Cut KoBoCAT over to new database successfully: https://github.com/kobotoolbox/kobo-deployments/commit/55d908a5382ddf2da4a123342c01c46c5670f201 https://github.com/kobotoolbox/kobo-deployments/commit/9e68590de84ffde1902ca5c0fd0ad14821e075c0

Dropped node and subscription from new database (warning isn't surprising given that the source database has been stopped):

kobocat=# select pglogical.drop_subscription('kobocat_db_subscription');
WARNING:  could not drop slot "pgl_kobocat_combined12d34dc_kobocat_2b45540" on provider, you will probably have to drop it manually
 drop_subscription 
-------------------
                 1
(1 row)

kobocat=# select pglogical.drop_node('kobocat_db_subscriber');
 drop_node 
-----------
 t
(1 row)
jnm commented 4 years ago

I'd removed some constraints from the new KoBoCAT database so that bad data in the source wouldn't break replication.
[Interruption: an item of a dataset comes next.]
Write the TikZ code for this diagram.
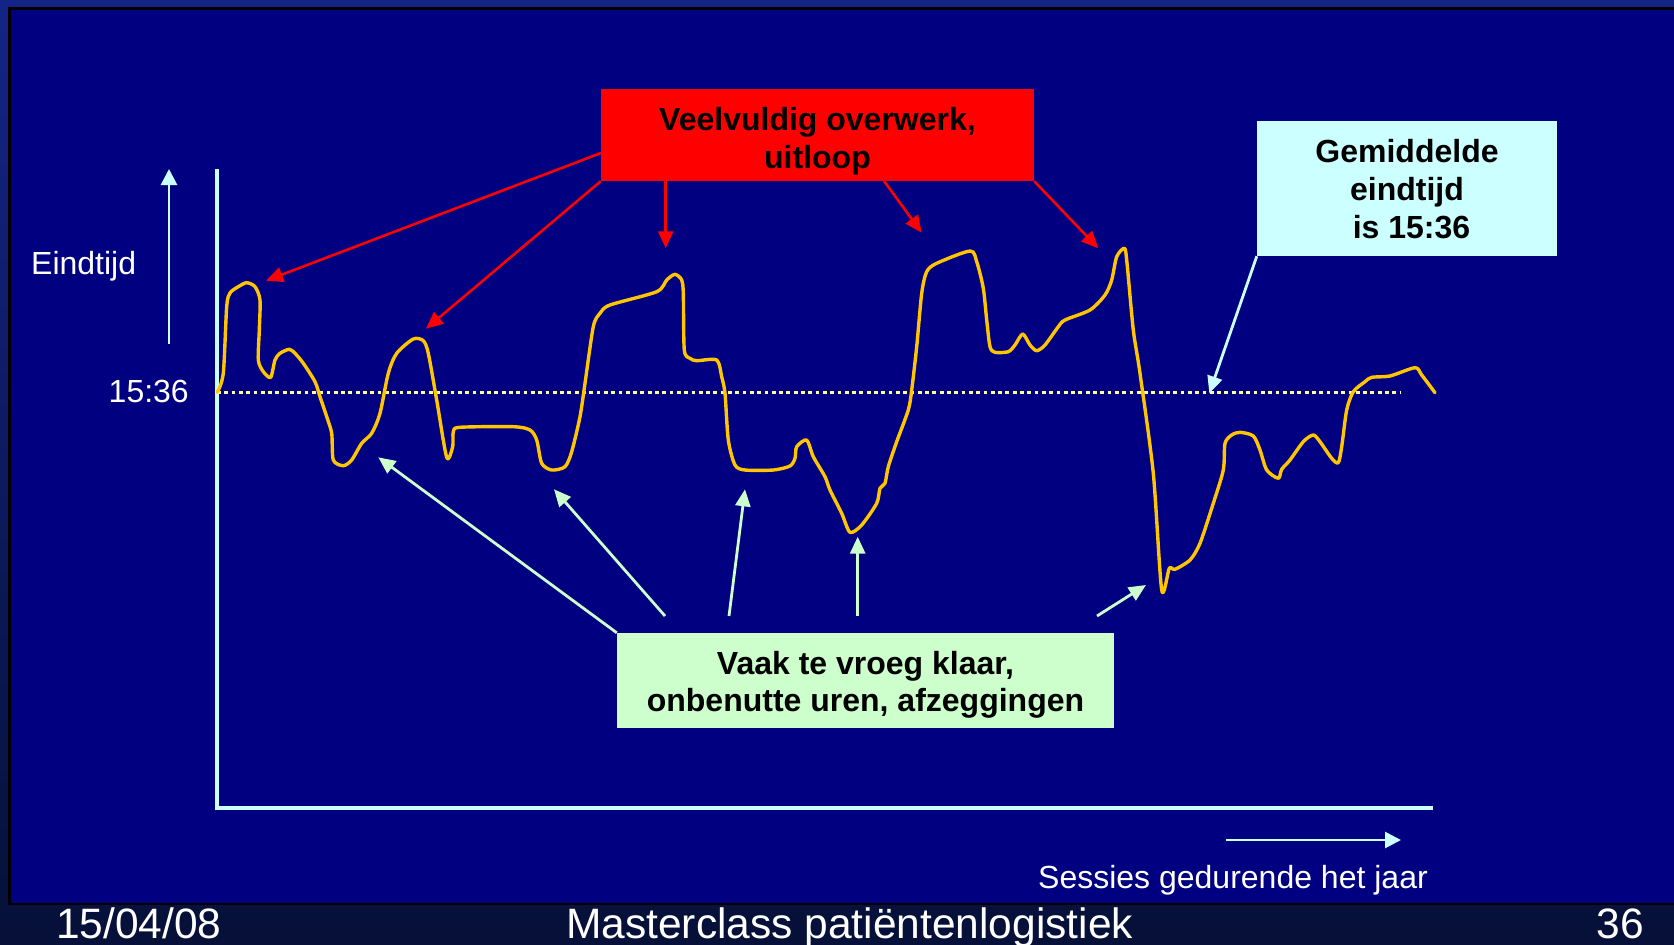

I didn't restore the constraints, however, and people started getting 500 errors when trying to submit because get_or_create() isn't atomic: https://github.com/kobotoolbox/kobocat/blob/cdfe325670cc7ba86b87311792309693891750fe/onadata/apps/logger/models/instance.py#L225-L227

MultipleObjectsReturned/{username}/submission
error
get() returned more than one SurveyType -- it returned 2!

Fixed by cleaning up the database with the Python code in http://r.tmoj.net/https://github.com/kobotoolbox/kobo-docker/issues/265#issuecomment-577833875 and adding the unique constraint:

kobocat=# ALTER TABLE ONLY public.logger_surveytype
    ADD CONSTRAINT logger_surveytype_slug_key UNIQUE (slug);
ALTER TABLE
kobocat=# 

A diff of the pg_dump --schema-only between the new OCHA KoBoCAT database and a fresh one shows that some other constraints also need to be added:

ALTER TABLE ONLY public.logger_instance
    ADD CONSTRAINT logger__survey_type_id_5a58f1cfec1771cd_fk_logger_surveytype_id FOREIGN KEY (survey_type_id) REFERENCES public.logger_surveytype(id) DEFERRABLE INITIALLY DEFERRED;

ALTER TABLE ONLY public.logger_instance
    ADD CONSTRAINT logger_instance_user_id_3a3b162ef6bedc0e_fk_auth_user_id FOREIGN KEY (user_id) REFERENCES public.auth_user(id) DEFERRABLE INITIALLY DEFERRED;

ALTER TABLE ONLY public.logger_instance
    ADD CONSTRAINT logger_instance_xform_id_546567e950972f94_fk_logger_xform_id FOREIGN KEY (xform_id) REFERENCES public.logger_xform(id) DEFERRABLE INITIALLY DEFERRED;
jnm commented 4 years ago

Adding those constraints locks the table (ouch), so we can make them NOT VALID—where they apply only to new records—and then VALIDATE CONSTRAINT as a non-locking job later.

Adding the three NOT VALID constraints:

kobocat=# \timing
Timing is on.
kobocat=# ALTER TABLE ONLY public.logger_instance
    ADD CONSTRAINT logger__survey_type_id_5a58f1cfec1771cd_fk_logger_surveytype_id FOREIGN KEY (survey_type_id) REFERENCES public.logger_surveytype(id) DEFERRABLE INITIALLY DEFERRED NOT VALID;
ALTER TABLE
Time: 64.423 ms
kobocat=# ALTER TABLE ONLY public.logger_instance
    ADD CONSTRAINT logger_instance_user_id_3a3b162ef6bedc0e_fk_auth_user_id FOREIGN KEY (user_id) REFERENCES public.auth_user(id) DEFERRABLE INITIALLY DEFERRED NOT VALID;
ALTER TABLE
Time: 1.371 ms
kobocat=# ALTER TABLE ONLY public.logger_instance
kobocat-#     ADD CONSTRAINT logger_instance_xform_id_546567e950972f94_fk_logger_xform_id FOREIGN KEY (xform_id) REFERENCES public.logger_xform(id) DEFERRABLE INITIALLY DEFERRED
kobocat-#     NOT VALID;
ALTER TABLE
Time: 1.907 ms

Validating them, which is slow but does not require blocking writes to the table:

kobocat=# ALTER TABLE ONLY public.logger_instance VALIDATE CONSTRAINT logger_instance_xform_id_546567e950972f94_fk_logger_xform_id;
ALTER TABLE
Time: 669835.189 ms
kobocat=# ALTER TABLE ONLY public.logger_instance
kobocat-#     VALIDATE CONSTRAINT logger_instance_user_id_3a3b162ef6bedc0e_fk_auth_user_id;
ALTER TABLE
Time: 642934.770 ms
kobocat=# ALTER TABLE ONLY public.logger_instance
kobocat-#     VALIDATE CONSTRAINT logger__survey_type_id_5a58f1cfec1771cd_fk_logger_surveytype_id;
ALTER TABLE
Time: 627803.682 ms

A diff of pg_dump --schema-only between the OCHA KoBoCAT database and a fresh KC database now looks good.